In part because a lot of the complex environmental modeling techniques that come out of engineering and hard sciences could be an amazing analytic tool to deal with problems in those domains, when you try to apply them to social science settings, to human terrain settings, they rely for their validity and their strength in their original homes, on having a really high degree of certainty about the causal relationships between different variables.
That was a very long way of saying, I think much more quickly than the big D establishment over all,
You talk about SOCOM, well you know a four star commander, whose mission is to prepare and equip all of the SOF community, has a very different level of concerns about these things than a two star commanding general of a theater of Special Operations Command, who's sending guys out to do very specific missions. And so you just, you know, you want to make sure that the way you're calibrating your game addresses the level of the question. That's really, really important.

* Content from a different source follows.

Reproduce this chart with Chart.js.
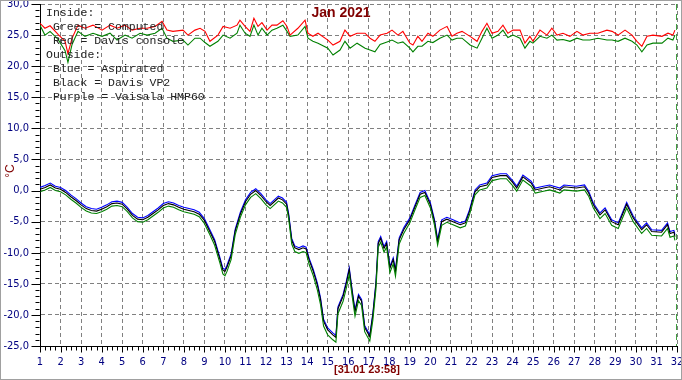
<!DOCTYPE html>
<html>
<head>
<meta charset="utf-8">
<script src="https://cdn.jsdelivr.net/npm/chart.js@4.4.1/dist/chart.umd.min.js"></script>
<style>
  body { margin: 0; background: #fff; }
  #wrap { width: 682px; height: 380px; position: relative; }
</style>
</head>
<body>
<div id="wrap"><canvas id="chart"></canvas></div>
<script>
// inside temperatures (day of month, deg C)
const inDays = [
  1.0, 1.24, 1.49, 1.88, 2.22, 2.36, 2.56, 2.85, 3.19, 3.58,
  4.02, 4.41, 4.75, 5.14, 5.48, 5.87, 6.21, 6.60, 6.94, 7.18,
  7.47, 7.96, 8.20, 8.54, 8.79, 9.03, 9.27, 9.66, 9.91, 10.25,
  10.59, 10.73, 10.98, 11.22, 11.41, 11.61, 11.80, 12.05, 12.29, 12.53,
  12.82, 13.02, 13.17, 13.55, 13.90, 14.04, 14.28, 14.53, 15.01, 15.26,
  15.60, 15.84, 16.09, 16.43, 16.82, 17.06, 17.30, 17.55, 17.89, 18.13,
  18.42, 18.66, 19.00, 19.15, 19.39, 19.59, 19.88, 20.12, 20.46, 20.81,
  21.05, 21.29, 21.54, 21.93, 22.27, 22.51, 22.75, 23.00, 23.29, 23.53,
  23.77, 24.02, 24.36, 24.60, 24.84, 24.99, 25.33, 25.67, 25.91, 26.16,
  26.45, 26.79, 27.13, 27.42, 27.76, 28.15, 28.59, 28.84, 29.13, 29.47,
  29.81, 30.05, 30.29, 30.54, 30.83, 31.27, 31.56, 31.80, 31.90
];
const inConsole = [
  26.9, 26.1, 26.5, 25.1, 24.0, 22.0, 24.5, 26.6, 26.1, 26.6,
  25.8, 26.6, 26.1, 26.6, 25.8, 26.1, 26.1, 26.4, 27.2, 25.8,
  25.6, 25.8, 25.0, 25.8, 26.1, 25.6, 24.0, 25.0, 26.4, 26.1,
  26.6, 27.4, 26.4, 25.6, 27.7, 26.4, 27.0, 25.8, 26.6, 26.6,
  27.3, 26.4, 25.0, 26.1, 27.4, 25.3, 24.8, 25.3, 24.2, 23.4,
  24.0, 25.8, 24.8, 25.3, 25.3, 24.5, 24.0, 25.0, 25.3, 25.8,
  25.0, 25.6, 23.7, 23.4, 24.8, 24.0, 25.3, 24.8, 25.8, 26.4,
  24.8, 25.3, 25.6, 24.8, 24.0, 25.6, 26.9, 25.3, 25.6, 26.6,
  25.3, 25.8, 25.8, 23.7, 24.8, 24.0, 25.8, 25.0, 26.1, 25.0,
  25.3, 24.8, 25.6, 25.0, 25.3, 25.3, 25.8, 25.6, 25.0, 25.8,
  25.0, 24.0, 23.2, 24.8, 25.0, 24.8, 25.3, 25.0, 25.8
];
const inComputed = [
  26.6, 25.0, 25.6, 24.3, 22.5, 20.6, 23.5, 25.6, 24.8, 25.3,
  24.8, 25.3, 24.2, 25.0, 24.5, 25.3, 25.0, 25.3, 26.1, 24.5,
  24.0, 24.2, 23.4, 24.5, 24.5, 23.8, 23.2, 24.0, 25.0, 24.5,
  25.3, 26.6, 25.3, 24.8, 26.6, 25.0, 26.1, 25.0, 25.8, 26.1,
  26.6, 25.6, 24.8, 25.0, 26.4, 24.5, 24.0, 23.7, 22.9, 21.8,
  22.6, 24.0, 22.9, 23.7, 22.9, 22.6, 22.3, 23.5, 23.9, 24.2,
  23.7, 23.9, 22.9, 22.3, 23.2, 23.2, 24.0, 23.8, 24.5, 25.0,
  24.2, 24.5, 24.5, 23.4, 22.9, 24.5, 26.1, 24.5, 25.0, 25.8,
  24.6, 25.0, 24.5, 22.9, 24.0, 23.7, 24.8, 24.5, 25.0, 24.2,
  24.3, 24.0, 24.5, 24.2, 24.2, 24.5, 24.2, 24.2, 24.0, 24.5,
  24.0, 23.4, 22.3, 23.4, 23.7, 23.7, 24.5, 24.2, 25.0
];

// outside temperatures
const outDays = [
  1.0, 1.25, 1.5, 1.75, 2.0, 2.25, 2.5, 2.75, 3.0, 3.25,
  3.5, 3.75, 4.0, 4.25, 4.5, 4.75, 5.0, 5.25, 5.5, 5.75,
  6.0, 6.25, 6.5, 6.75, 7.0, 7.25, 7.5, 7.75, 8.0, 8.25,
  8.5, 8.75, 9.0, 9.25, 9.5, 9.75, 9.9, 10.0, 10.1, 10.3,
  10.5, 10.75, 11.0, 11.25, 11.5, 11.75, 12.0, 12.2, 12.4, 12.6,
  12.8, 13.0, 13.1, 13.25, 13.4, 13.6, 13.8, 13.95, 14.1, 14.3,
  14.5, 14.65, 14.8, 15.0, 15.25, 15.4, 15.5, 15.75, 15.9, 16.05,
  16.2, 16.33, 16.5, 16.65, 16.8, 17.05, 17.2, 17.35, 17.46, 17.58,
  17.74, 17.87, 18.03, 18.19, 18.3, 18.48, 18.7, 19.0, 19.25, 19.5,
  19.73, 20.0, 20.2, 20.35, 20.55, 20.8, 21.1, 21.45, 21.7, 21.9,
  22.17, 22.4, 22.75, 23.0, 23.4, 23.7, 24.0, 24.2, 24.5, 24.9,
  25.1, 25.5, 25.8, 26.3, 26.5, 27.1, 27.5, 27.7, 27.93, 28.25,
  28.5, 28.82, 29.14, 29.55, 29.87, 30.28, 30.52, 30.77, 31.25, 31.54,
  31.66, 31.85, 31.9
];
const outAspirated = [
  0.5, 0.8, 1.2, 0.7, 0.5, 0.0, -0.7, -1.3, -2.0, -2.6,
  -2.9, -3.0, -2.7, -2.3, -1.8, -1.7, -1.9, -2.7, -3.7, -4.3,
  -4.4, -4.0, -3.4, -2.8, -2.1, -1.8, -2.0, -2.4, -2.7, -2.9,
  -3.1, -3.5, -4.5, -6.2, -7.9, -10.7, -12.5, -12.7, -12.0, -10.2,
  -6.2, -3.5, -1.5, -0.3, 0.3, -0.5, -1.5, -2.1, -1.5, -0.9,
  -1.2, -1.9, -3.7, -7.7, -8.9, -9.2, -8.9, -9.1, -10.9, -12.7,
  -14.9, -17.2, -20.7, -22.1, -22.9, -23.3, -18.7, -16.7, -14.7, -12.4,
  -16.2, -19.2, -16.7, -17.5, -21.7, -23.2, -19.7, -14.7, -8.2, -7.4,
  -9.0, -8.2, -12.2, -10.8, -12.7, -7.6, -6.0, -4.4, -2.3, -0.3,
  0.0, -2.0, -4.7, -7.9, -4.7, -4.3, -4.7, -5.2, -4.9, -3.1,
  0.1, 0.9, 1.2, 2.4, 2.7, 2.7, 1.6, 0.7, 2.5, 1.5,
  0.4, 0.7, 0.9, 0.4, 0.9, 0.7, 0.9, -0.1, -2.0, -3.6,
  -2.8, -4.7, -5.2, -1.9, -4.1, -6.0, -5.2, -6.3, -6.4, -5.2,
  -6.6, -6.4, -7.1
];
const outDavisVP2 = [
  0.2, 0.5, 0.9, 0.4, 0.2, -0.3, -1.0, -1.6, -2.3, -2.9,
  -3.2, -3.3, -3.0, -2.6, -2.1, -2.0, -2.2, -3.0, -4.0, -4.6,
  -4.7, -4.3, -3.7, -3.1, -2.4, -2.1, -2.3, -2.7, -3.0, -3.2,
  -3.4, -3.8, -4.8, -6.5, -8.2, -11.0, -12.8, -13.0, -12.3, -10.5,
  -6.5, -3.8, -1.8, -0.6, 0.0, -0.8, -1.8, -2.4, -1.8, -1.2,
  -1.5, -2.2, -4.0, -8.0, -9.2, -9.5, -9.2, -9.4, -11.2, -13.0,
  -15.2, -17.5, -21.0, -22.4, -23.2, -23.6, -19.0, -17.0, -15.0, -12.7,
  -16.5, -19.5, -17.0, -17.8, -22.0, -23.5, -20.0, -15.0, -8.5, -7.7,
  -9.3, -8.5, -12.5, -11.1, -13.0, -7.9, -6.3, -4.7, -2.6, -0.6,
  -0.3, -2.3, -5.0, -8.2, -5.0, -4.6, -5.0, -5.5, -5.2, -3.4,
  -0.2, 0.6, 0.9, 2.1, 2.4, 2.4, 1.3, 0.4, 2.2, 1.2,
  0.1, 0.4, 0.6, 0.1, 0.6, 0.4, 0.6, -0.4, -2.3, -3.9,
  -3.1, -5.0, -5.5, -2.2, -4.4, -6.3, -5.5, -6.6, -6.7, -5.5,
  -6.9, -6.7, -7.4
];
const outVaisala = [
  -0.2, 0.1, 0.5, 0.0, -0.2, -0.7, -1.4, -2.0, -2.7, -3.3,
  -3.6, -3.7, -3.4, -3.0, -2.5, -2.4, -2.6, -3.4, -4.4, -5.0,
  -5.1, -4.7, -4.1, -3.5, -2.8, -2.5, -2.7, -3.1, -3.4, -3.6,
  -3.8, -4.2, -5.3, -7.0, -8.8, -11.6, -13.4, -13.7, -13.0, -11.1,
  -7.1, -4.3, -2.3, -1.1, -0.5, -1.3, -2.3, -2.9, -2.3, -1.7,
  -2.0, -2.7, -4.5, -8.6, -9.8, -10.1, -9.8, -10.0, -11.9, -13.7,
  -16.0, -18.3, -21.8, -23.2, -24.0, -24.4, -19.8, -17.8, -15.8, -13.5,
  -17.2, -20.2, -17.7, -18.5, -22.7, -24.2, -20.8, -15.8, -9.1, -8.3,
  -9.9, -9.1, -13.2, -11.8, -13.8, -8.6, -6.9, -5.2, -3.1, -1.1,
  -0.8, -2.8, -5.6, -8.8, -5.6, -5.1, -5.5, -6.0, -5.7, -3.9,
  -0.7, 0.1, 0.4, 1.6, 1.9, 1.9, 0.8, -0.1, 1.7, 0.7,
  -0.4, -0.1, 0.1, -0.4, 0.1, -0.1, 0.1, -0.9, -2.8, -4.5,
  -3.7, -5.6, -6.1, -2.8, -5.0, -6.9, -6.1, -7.2, -7.3, -6.1,
  -7.5, -7.3, -8.0
];

// "now" marker at end of month
const nowDays = [32, 32];
const nowTemps = [30, -25];

const legendLines = [
  "Inside:",
  " Green = Computed",
  " Red = Davis console",
  "Outside:",
  " Blue = Aspirated",
  " Black = Davis VP2",
  " Purple = Vaisala HMP60"
];
const titleText = "Jan 2021";
const stampText = "[31.01 23:58]";
const unitText = "°C";

const toPoints = (xs, ys) => xs.map((x, i) => ({ x: x, y: ys[i] }));

const tickFont = { family: "'Liberation Sans Narrow', 'DejaVu Sans Condensed', sans-serif", size: 11 };

// minor / major ticks, texts and the outer frame
const decorPlugin = {
  id: "decor",
  afterDraw(chart) {
    const ctx = chart.ctx;
    const xs = chart.scales.x;
    const ys = chart.scales.y;
    const axisX = Math.round(xs.left) + 0.5;
    const axisY = Math.round(ys.bottom) + 0.5;
    ctx.save();
    ctx.strokeStyle = "#000";
    ctx.lineWidth = 1;
    ctx.beginPath();
    for (let v = -25; v <= 30; v++) {
      const py = Math.round(ys.getPixelForValue(v)) + 0.5;
      if (v % 5 === 0) {
        ctx.moveTo(axisX - 9, py);
        ctx.lineTo(axisX, py);
      } else {
        ctx.moveTo(axisX - 5, py);
        ctx.lineTo(axisX - 1, py);
      }
    }
    for (let d = 1; d <= 32; d += 0.25) {
      const px = Math.round(xs.getPixelForValue(d)) + 0.5;
      ctx.moveTo(px, axisY);
      ctx.lineTo(px, axisY + (Number.isInteger(d) ? 6 : 4));
    }
    ctx.stroke();

    // legend-ish text block
    ctx.fillStyle = "#222";
    ctx.font = "11.5px 'Liberation Mono', 'Courier New', monospace";
    ctx.textBaseline = "middle";
    ctx.textAlign = "left";
    legendLines.forEach((line, i) => {
      ctx.fillText(line, 46, 13 + i * 14);
    });

    // title
    ctx.fillStyle = "#800000";
    ctx.font = "bold 14px 'Liberation Sans', Arial, sans-serif";
    ctx.textAlign = "center";
    ctx.fillText(titleText, 341, 13);

    // time stamp
    ctx.font = "bold 11px 'Liberation Sans', Arial, sans-serif";
    ctx.fillText(stampText, 367, 370);

    // unit
    ctx.save();
    ctx.translate(11, 171);
    ctx.rotate(-Math.PI / 2);
    ctx.font = "12px 'Liberation Sans', Arial, sans-serif";
    ctx.fillText(unitText, 0, 0);
    ctx.restore();

    // frame
    ctx.strokeStyle = "#a0a0a0";
    ctx.strokeRect(0.5, 0.5, chart.width - 1, chart.height - 1);
    ctx.restore();
  }
};

new Chart(document.getElementById("chart"), {
  type: "line",
  data: {
    datasets: [
      { label: "Now", data: toPoints(nowDays, nowTemps), borderColor: "#008000", borderWidth: 1.5, borderDash: [6, 4], order: 0 },
      { label: "Red = Davis console", data: toPoints(inDays, inConsole), borderColor: "#ff0000", order: 1 },
      { label: "Green = Computed", data: toPoints(inDays, inComputed), borderColor: "#008000", order: 2 },
      { label: "Purple = Vaisala HMP60", data: toPoints(outDays, outVaisala), borderColor: "#008000", order: 3 },
      { label: "Black = Davis VP2", data: toPoints(outDays, outDavisVP2), borderColor: "#000000", order: 4 },
      { label: "Blue = Aspirated", data: toPoints(outDays, outAspirated), borderColor: "#0000ff", order: 5 }
    ]
  },
  options: {
    responsive: true,
    maintainAspectRatio: false,
    animation: false,
    layout: { padding: { top: 4, right: 5, left: 0, bottom: 0 } },
    elements: {
      line: { borderWidth: 1.1, tension: 0, fill: false },
      point: { radius: 0 }
    },
    plugins: {
      legend: { display: false },
      tooltip: { enabled: false },
      title: { display: false }
    },
    scales: {
      x: {
        type: "linear",
        min: 1,
        max: 32,
        grid: { color: "#808080", drawTicks: false },
        border: { display: true, color: "#000", dash: [4, 3] },
        ticks: { stepSize: 1, autoSkip: false, maxRotation: 0, padding: 10, color: "#000080", font: tickFont },
        afterFit(scale) { scale.height = 34; scale.paddingLeft = 0; scale.paddingRight = 0; }
      },
      y: {
        type: "linear",
        min: -25,
        max: 30,
        grid: { color: "#808080", drawTicks: false },
        border: { display: true, color: "#000", dash: [4, 3] },
        ticks: {
          stepSize: 5,
          padding: 11,
          color: "#000080",
          font: tickFont,
          callback: (v) => v.toFixed(1).replace(".", ",")
        },
        afterFit(scale) { scale.width = 40; scale.paddingTop = 0; scale.paddingBottom = 0; }
      }
    }
  },
  plugins: [decorPlugin]
});
</script>
</body>
</html>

Right. Thank you. I think that answers most of my questions. Do you have anything else you’d like to add?
You know, not to be unpatriotic, but I think the best short introduction to how, or why to wargame, and how to do it, is the very brief manuals that the UK Ministry of Defense of wargaming has written very recently. I will send that to you because that's just a great resource for anybody who's like, while that sounds good, I want to be able to go and read about it.
Thank you! That’d be great. Thank you so much for your time.
Thank you very much. Have a good day.